■ **DO THIS**
Leave the pictures out and quote every line from the start of the listing to the line with "const y = d3.scaleLog().domain([0.001, 1]).range([359, 11]);", inclusive.

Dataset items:
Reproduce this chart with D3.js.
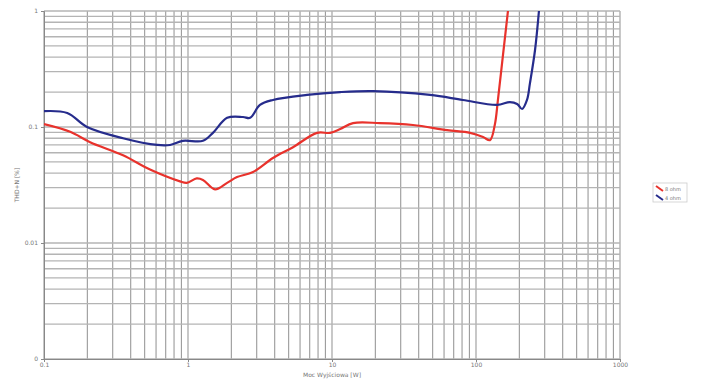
<!DOCTYPE html>
<html>
<head>
<meta charset="utf-8">
<script src="https://cdn.jsdelivr.net/npm/d3@7"></script>
<style>
  body { margin: 0; background: #fff; }
  text { font-family: "DejaVu Sans", sans-serif; }
</style>
</head>
<body>
<div id="chart"></div>
<script>
// Data: output power [W] vs THD+N [%]
const power8 = [0.1, 0.152, 0.209, 0.354, 0.545, 0.88, 0.98, 1.15, 1.27, 1.54, 1.87, 2.19, 2.83, 3.89, 5.36, 7.87, 9.7, 11.4, 14.0, 21.5, 36.5, 63, 91, 112, 125, 135, 142, 154, 167];
const thd8   = [0.106, 0.091, 0.074, 0.057, 0.043, 0.034, 0.033, 0.036, 0.035, 0.029, 0.033, 0.037, 0.041, 0.054, 0.067, 0.089, 0.089, 0.096, 0.108, 0.108, 0.104, 0.094, 0.089, 0.082, 0.077, 0.104, 0.171, 0.418, 1.02];
const power4 = [0.1, 0.145, 0.199, 0.354, 0.61, 0.75, 0.92, 1.27, 1.49, 1.87, 2.41, 2.70, 3.16, 3.89, 6.70, 11.4, 19.3, 48, 81, 140, 172, 193, 209, 226, 237, 257, 274];
const thd4   = [0.137, 0.132, 0.100, 0.080, 0.070, 0.070, 0.076, 0.076, 0.089, 0.120, 0.122, 0.120, 0.155, 0.171, 0.189, 0.200, 0.204, 0.189, 0.171, 0.155, 0.164, 0.158, 0.143, 0.171, 0.239, 0.461, 1.02];

const xTicks = [0.1, 1, 10, 100, 1000];
const xTickLabels = ["0.1", "1", "10", "100", "1000"];
const yTicks = [0.001, 0.01, 0.1, 1];
const yTickLabels = ["0", "0.01", "0.1", "1"];
const seriesNames = ["8 ohm", "4 ohm"];
const seriesColors = ["#e8322c", "#262c8c"];

const width = 705, height = 387;
const svg = d3.select("#chart").append("svg")
    .attr("width", width)
    .attr("height", height);

const x = d3.scaleLog().domain([0.1, 1000]).range([44, 620]);
const y = d3.scaleLog().domain([0.001, 1]).range([359, 11]);

// Grid
const grid = svg.append("g");
grid.selectAll("line.v")
  .data(x.ticks())
  .join("line")
    .attr("x1", d => x(d)).attr("x2", d => x(d))
    .attr("y1", y(1)).attr("y2", y(0.001))
    .attr("stroke", "#9a9a9a")
    .attr("stroke-width", 1.1);
grid.selectAll("line.h")
  .data(y.ticks())
  .join("line")
    .attr("x1", x(0.1)).attr("x2", x(1000))
    .attr("y1", d => y(d)).attr("y2", d => y(d))
    .attr("stroke", "#b4b4b4")
    .attr("stroke-width", 1.3);

// Axes
const xAxis = svg.append("g")
    .attr("transform", `translate(0,${y(0.001)})`)
    .call(d3.axisBottom(x).tickValues(xTicks).tickSize(3).tickPadding(1)
      .tickFormat((d, i) => xTickLabels[i]));
const yAxis = svg.append("g")
    .attr("transform", `translate(${x(0.1)},0)`)
    .call(d3.axisLeft(y).tickValues(yTicks).tickSize(3)
      .tickFormat((d, i) => yTickLabels[i]));
[xAxis, yAxis].forEach(a => {
  a.select(".domain").attr("stroke", "#888");
  a.selectAll(".tick line").attr("stroke", "#888");
  a.selectAll("text").attr("fill", "#777").style("font-size", "6px");
});

// Axis titles
svg.append("text")
    .attr("x", 332).attr("y", 377)
    .attr("text-anchor", "middle")
    .attr("fill", "#777")
    .style("font-size", "6px")
    .text("Moc Wyjściowa [W]");
svg.append("text")
    .attr("transform", "translate(19,185) rotate(-90)")
    .attr("text-anchor", "middle")
    .attr("fill", "#777")
    .style("font-size", "6px")
    .text("THD+N [%]");

// Curves
svg.append("clipPath").attr("id", "clip")
  .append("rect")
    .attr("x", x(0.1)).attr("y", y(1))
    .attr("width", x(1000) - x(0.1)).attr("height", y(0.001) - y(1));

const line = d3.line()
    .x(d => x(d[0]))
    .y(d => y(d[1]))
    .curve(d3.curveCatmullRom.alpha(0.5));

const series = [
  power8.map((p, i) => [p, thd8[i]]),
  power4.map((p, i) => [p, thd4[i]])
];

svg.append("g").attr("clip-path", "url(#clip)")
  .selectAll("path")
  .data(series)
  .join("path")
    .attr("d", line)
    .attr("fill", "none")
    .attr("stroke", (d, i) => seriesColors[i])
    .attr("stroke-width", 2.2);

// Legend
const legend = svg.append("g").attr("transform", "translate(653,183)");
legend.append("rect")
    .attr("width", 34).attr("height", 19)
    .attr("fill", "#fff")
    .attr("stroke", "#ccc")
    .attr("stroke-width", 0.8);
seriesNames.forEach((name, i) => {
  const g = legend.append("g").attr("transform", `translate(0,${5 + i * 9})`);
  g.append("line")
      .attr("x1", 3).attr("y1", -2).attr("x2", 10).attr("y2", 3)
      .attr("stroke", seriesColors[i])
      .attr("stroke-width", 2);
  g.append("text")
      .attr("x", 12).attr("y", 2.5)
      .attr("fill", "#777")
      .style("font-size", "5px")
      .text(name);
});
</script>
</body>
</html>
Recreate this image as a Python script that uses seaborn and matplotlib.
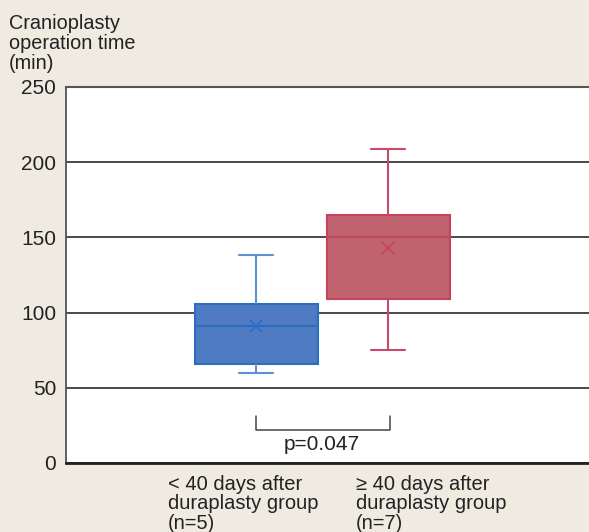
import matplotlib
matplotlib.use("Agg")
import matplotlib.pyplot as plt
import seaborn as sns
import pandas as pd

# Category labels and keys
group_keys = ["lt40", "ge40"]
group_labels = ["< 40 days after\nduraplasty group\n(n=5)",
                "\u2265 40 days after\nduraplasty group\n(n=7)"]
# Five-number summaries: whisker low, Q1, median, Q3, whisker high
lt40_summary = [60, 66, 91, 106, 138]
ge40_summary = [75, 109, 150, 165, 209]
# Means (x markers)
means = [91, 143]
yticks = [0, 50, 100, 150, 200, 250]
p_label = "p=0.047"
title = "Cranioplasty\noperation time\n(min)"

face_colors = ["#4E7BC1", "#C1636E"]
edge_colors = ["#2E6CC2", "#C2445F"]
whisker_colors = ["#5A92D4", "#C9496A"]

sns.set_theme(style="white")
plt.rcParams['font.family'] = ['Liberation Sans', 'DejaVu Sans']

df = pd.DataFrame({
    "group": [group_keys[0]] * len(lt40_summary) + [group_keys[1]] * len(ge40_summary),
    "time": lt40_summary + ge40_summary,
})

fig = plt.figure(figsize=(5.89, 5.32), dpi=100)
fig.patch.set_facecolor("#EFEBE1")
ax = fig.add_axes([66 / 589, 69 / 532, 523 / 589, 376 / 532])
ax.set_facecolor("white")

for i, key in enumerate(group_keys):
    sns.boxplot(data=df[df["group"] == key], x="group", y="time", order=group_keys,
                color=face_colors[i], linecolor=edge_colors[i], saturation=1,
                width=0.93, linewidth=1.5, showfliers=False, capwidths=0.26,
                whiskerprops=dict(color=whisker_colors[i]),
                capprops=dict(color=whisker_colors[i]),
                ax=ax, zorder=3)

sns.pointplot(x=group_keys, y=means, hue=group_keys, order=group_keys,
              palette=edge_colors, markers="x", linestyle="none", errorbar=None,
              legend=False, ax=ax, markersize=9, markeredgewidth=1.2, zorder=4)

ax.set_ylim(0, 250)
ax.set_xlim(-1.44, 2.52)
ax.set_yticks(yticks)
ax.set_xticks([])
ax.set_xlabel("")
ax.set_ylabel("")
ax.yaxis.grid(True, color="#3a3a3a", lw=1.3)
ax.set_axisbelow(True)
ax.tick_params(axis="y", length=0, pad=7, labelsize=15, labelcolor="#222222")

ax.spines["right"].set_visible(False)
ax.spines["left"].set_color("#555555")
ax.spines["left"].set_linewidth(1.3)
ax.spines["top"].set_color("#555555")
ax.spines["top"].set_linewidth(1.5)
ax.spines["bottom"].set_color("#222222")
ax.spines["bottom"].set_linewidth(2)

# significance bracket
ax.plot([0, 0, 1.01, 1.01], [31, 22, 22, 31], color="#444444", lw=1.1, zorder=2)
ax.text(0.5, 8.6, p_label, ha="center", va="baseline", fontsize=15, color="#222222")

fig.text(9 / 589, 1 - 14 / 532, title, ha="left", va="top", fontsize=14.3,
         linespacing=1.08, color="#222222")
fig.text(168 / 589, 1 - 475 / 532, group_labels[0], ha="left", va="top",
         fontsize=14.5, linespacing=1.03, color="#222222")
fig.text(356 / 589, 1 - 475 / 532, group_labels[1], ha="left", va="top",
         fontsize=14.5, linespacing=1.03, color="#222222")

fig.savefig("out.png", dpi=100, facecolor=fig.get_facecolor())
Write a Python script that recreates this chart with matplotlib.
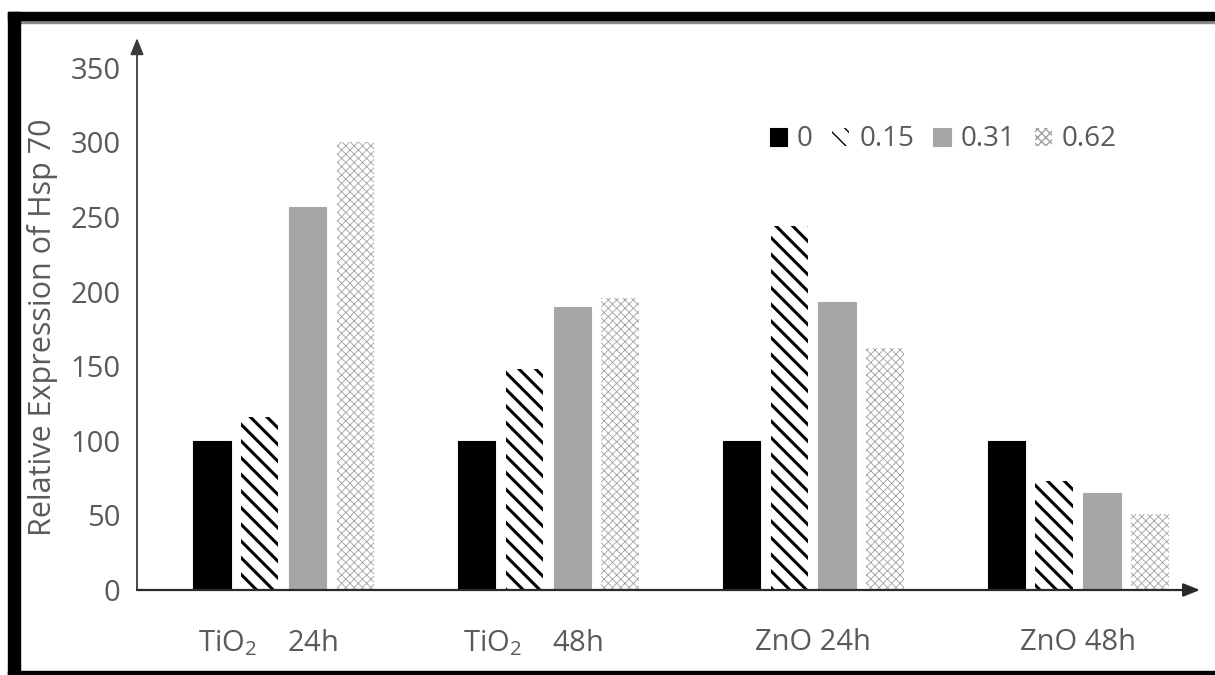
import matplotlib
matplotlib.use("Agg")
import matplotlib.pyplot as plt
from matplotlib.patches import Rectangle
from matplotlib.transforms import ScaledTranslation
import numpy as np

# Data
groups = ["TiO$_2$    24h", "TiO$_2$    48h", "ZnO 24h", "ZnO 48h"]
doses = ["0", "0.15", "0.31", "0.62"]
dose_0 = [100, 100, 100, 100]
dose_015 = [116, 148, 244, 73]
dose_031 = [257, 190, 193, 65]
dose_062 = [300, 196, 162, 51]
yticks = [0, 50, 100, 150, 200, 250, 300, 350]

plt.rcParams["font.family"] = ["Open Sans", "DejaVu Sans"]
plt.rcParams["mathtext.fontset"] = "custom"
plt.rcParams["mathtext.rm"] = "Open Sans"
plt.rcParams["mathtext.it"] = "Open Sans"

txt = "#5a5a5a"

fig = plt.figure(figsize=(12.15, 6.75), dpi=100)
ax = fig.add_axes([137 / 1215, 1 - 590 / 675, (1200 - 137) / 1215, (590 - 38) / 675])

x = np.arange(len(groups))
width = 0.143
pitch = 0.181
offsets = (np.arange(4) - 1.5) * pitch

styles = [
    dict(color="black", edgecolor="black", hatch=None, hlw=1.0),
    dict(color="white", edgecolor="black", hatch="\\\\", hlw=2.2),
    dict(color="#a6a6a6", edgecolor="#a6a6a6", hatch=None, hlw=1.0),
    dict(color="white", edgecolor="#a0a0a0", hatch="xxxx", hlw=0.6),
]
series = [dose_0, dose_015, dose_031, dose_062]

for i, (vals, st, lab) in enumerate(zip(series, styles, doses)):
    with plt.rc_context({"hatch.linewidth": st["hlw"], "hatch.color": st["edgecolor"]}):
        bars = ax.bar(x + offsets[i], vals, width, color=st["color"],
                      edgecolor=st["edgecolor"] if st["hatch"] else st["color"],
                      linewidth=0 if st["hatch"] else 0.8,
                      hatch=st["hatch"], label=lab)
        for b in bars:
            if hasattr(b, "set_hatch_linewidth"):
                b.set_hatch_linewidth(st["hlw"])

ax.set_xlim(-0.553, 3.459)
ax.set_ylim(0, 370)
ax.set_yticks(yticks)
ax.set_yticklabels([str(v) for v in yticks])
ax.set_xticks(x)
ax.set_xticklabels(groups)
ax.tick_params(axis="both", length=0, labelsize=21, colors=txt)
ax.tick_params(axis="x", pad=27)
ax.tick_params(axis="y", pad=12)
shift = ScaledTranslation(-16 / 100, 0, fig.dpi_scale_trans)
for k, lbl in enumerate(ax.get_xticklabels()):
    lbl.set_color(txt)
    if k < 2:
        lbl.set_transform(lbl.get_transform() + shift)

for s in ["top", "right", "left", "bottom"]:
    ax.spines[s].set_visible(False)

# axis lines with arrowheads
ax.annotate("", xy=(0, 1.0), xytext=(0, 0), xycoords="axes fraction",
            arrowprops=dict(arrowstyle="-|>,head_length=1.0,head_width=0.4",
                            color="#3a3a3a", lw=1.3, shrinkA=0, shrinkB=0))
ax.annotate("", xy=(1.0, 0), xytext=(0, 0), xycoords="axes fraction",
            arrowprops=dict(arrowstyle="-|>,head_length=1.0,head_width=0.4",
                            color="#2a2a2a", lw=1.6, shrinkA=0, shrinkB=0))

ax.set_ylabel("Relative Expression of Hsp 70", fontsize=22, color=txt)
ax.yaxis.set_label_coords(-0.074, 0.476)

leg = ax.legend(ncol=4, frameon=False, fontsize=20, loc="upper left",
                bbox_to_anchor=(0.585, 0.862), handlelength=0.62, handleheight=0.62,
                handletextpad=0.35, columnspacing=0.7, borderaxespad=0)
for t in leg.get_texts():
    t.set_color(txt)

# page frame
frame_kw = dict(transform=fig.transFigure, color="black", zorder=10, clip_on=False)
fig.patches.append(Rectangle((8 / 1215, 0), 12 / 1215, (675 - 12) / 675, **frame_kw))
fig.patches.append(Rectangle((8 / 1215, (675 - 20) / 675), (1215 - 8) / 1215, 8 / 675, **frame_kw))
fig.patches.append(Rectangle((8 / 1215, 0), (1215 - 8) / 1215, 4 / 675, **frame_kw))
fig.patches.append(Rectangle((20 / 1215, (675 - 23) / 675), (1215 - 20) / 1215, 2 / 675,
                             transform=fig.transFigure, color="#8a8a8a", zorder=9))

fig.savefig("out.png", dpi=100)
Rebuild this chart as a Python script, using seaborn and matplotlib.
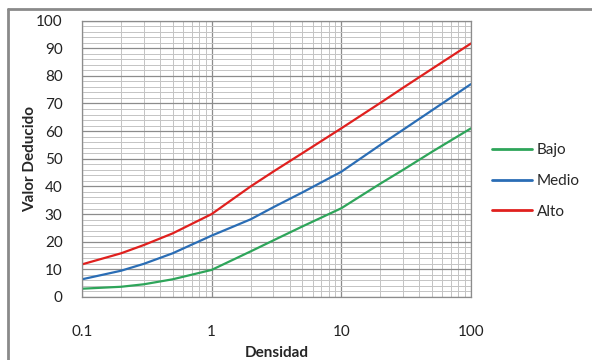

■ **FINISHED TASK**
Reproduce this chart with D3.js.
<!DOCTYPE html>
<html>
<head>
<meta charset="utf-8">
<script src="https://cdn.jsdelivr.net/npm/d3@7"></script>
<style>
  body { margin: 0; background: #fff; }
  text { font-family: "DejaVu Sans", sans-serif; }
</style>
</head>
<body>
<div id="chart"></div>
<script>
// Data: output power [W] vs THD+N [%]
const power8 = [0.1, 0.152, 0.209, 0.354, 0.545, 0.88, 0.98, 1.15, 1.27, 1.54, 1.87, 2.19, 2.83, 3.89, 5.36, 7.87, 9.7, 11.4, 14.0, 21.5, 36.5, 63, 91, 112, 125, 135, 142, 154, 167];
const thd8   = [0.106, 0.091, 0.074, 0.057, 0.043, 0.034, 0.033, 0.036, 0.035, 0.029, 0.033, 0.037, 0.041, 0.054, 0.067, 0.089, 0.089, 0.096, 0.108, 0.108, 0.104, 0.094, 0.089, 0.082, 0.077, 0.104, 0.171, 0.418, 1.02];
const power4 = [0.1, 0.145, 0.199, 0.354, 0.61, 0.75, 0.92, 1.27, 1.49, 1.87, 2.41, 2.70, 3.16, 3.89, 6.70, 11.4, 19.3, 48, 81, 140, 172, 193, 209, 226, 237, 257, 274];
const thd4   = [0.137, 0.132, 0.100, 0.080, 0.070, 0.070, 0.076, 0.076, 0.089, 0.120, 0.122, 0.120, 0.155, 0.171, 0.189, 0.200, 0.204, 0.189, 0.171, 0.155, 0.164, 0.158, 0.143, 0.171, 0.239, 0.461, 1.02];

const xTicks = [0.1, 1, 10, 100, 1000];
const xTickLabels = ["0.1", "1", "10", "100", "1000"];
const yTicks = [0.001, 0.01, 0.1, 1];
const yTickLabels = ["0", "0.01", "0.1", "1"];
const seriesNames = ["8 ohm", "4 ohm"];
const seriesColors = ["#e8322c", "#262c8c"];

const width = 705, height = 387;
const svg = d3.select("#chart").append("svg")
    .attr("width", width)
    .attr("height", height);

const x = d3.scaleLog().domain([0.1, 1000]).range([44, 620]);
const y = d3.scaleLog().domain([0.001, 1]).range([359, 11]);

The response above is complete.